Fresh and classic Lebanese recipes
Rose Water & Orange Blossoms” (Running Press, $30), the debut cookbook by Maureen Abood, evokes both her Lebanese-American heritage and her life as a cook, writer, photographer and blogger in Michigan. It is an intensely personal book, filled with evocative family tales of life, love, legacy. It is also a practical cookbook with especially broad appeal, given America’s ongoing hunger for Mediterranean flavors.
“The stories have always been really important to me. I can’t extricate them from the cooking. It all goes together,” says Abood, speaking by telephone from Michigan, where she divides her time between East Lansing and Harbor Springs. “I love thinking about the connection of food and memories, and I think a lot of people think that way.”
Certainly, the cookbook offers ample opportunities to craft family meals from which memories are made. It is a mix of traditional Lebanese recipes and dishes she developed, hence the book’s subtitle, “Fresh & Classic Recipes from My Lebanese Kitchen.”
“I’m making use of traditional Lebanese ingredients like mint, cinnamon and flower water in new ways,” she says.
Asked for one must-do recipe in the book, Abood points to hushweh, a chicken-rice pilaf with butter-toasted almonds.
“No matter who I make it for, people want the recipe,” she says, noting pine nuts can substitute for the almonds. “That dish is a standout.”

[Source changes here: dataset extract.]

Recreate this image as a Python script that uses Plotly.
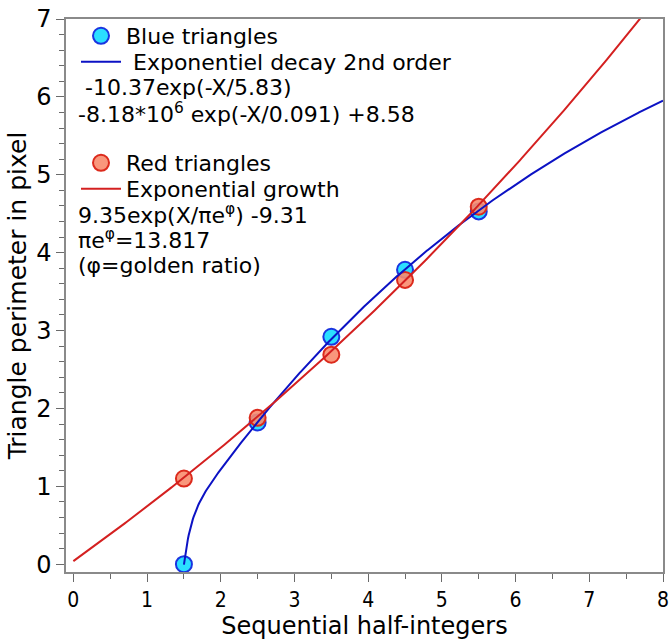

Abood is also very excited by her kibbeh recipes. Most people, she says, think this Lebanese signature bulgur wheat recipe is only made with raw meat — and it can be (Abood shows you how to do it safely) — but she offers other variations, including a vegan tomato kibbeh, which she says is on par with the meat version.
Some of Abood’s recipes have a distinct Midwest-Middle East vibe, such as Great Lakes whitefish fried in a chopped pistachio crust; roasted leg of lamb paired with a salsa made with pomegranate molasses and black cherries; and baked eggs with spinach, labneh (a thick yogurt) and sumac.
“I hope the book, No. 1, will get people to go into the kitchen and try Lebanese recipes and cook for families and friends,” says Abood, who sees food as a “great equalizer” and a “great communicator” that can be “a way to understanding.”
“We do so much around the table, so much happens to our relationships around the table,” she says.
Abood hopes the book will be “a bridge to understanding for people who may not know that much about Lebanon, the Middle East or Lebanese-Americans. In doing that, I want to present the really rich, distinctive, positive elements of our culture.”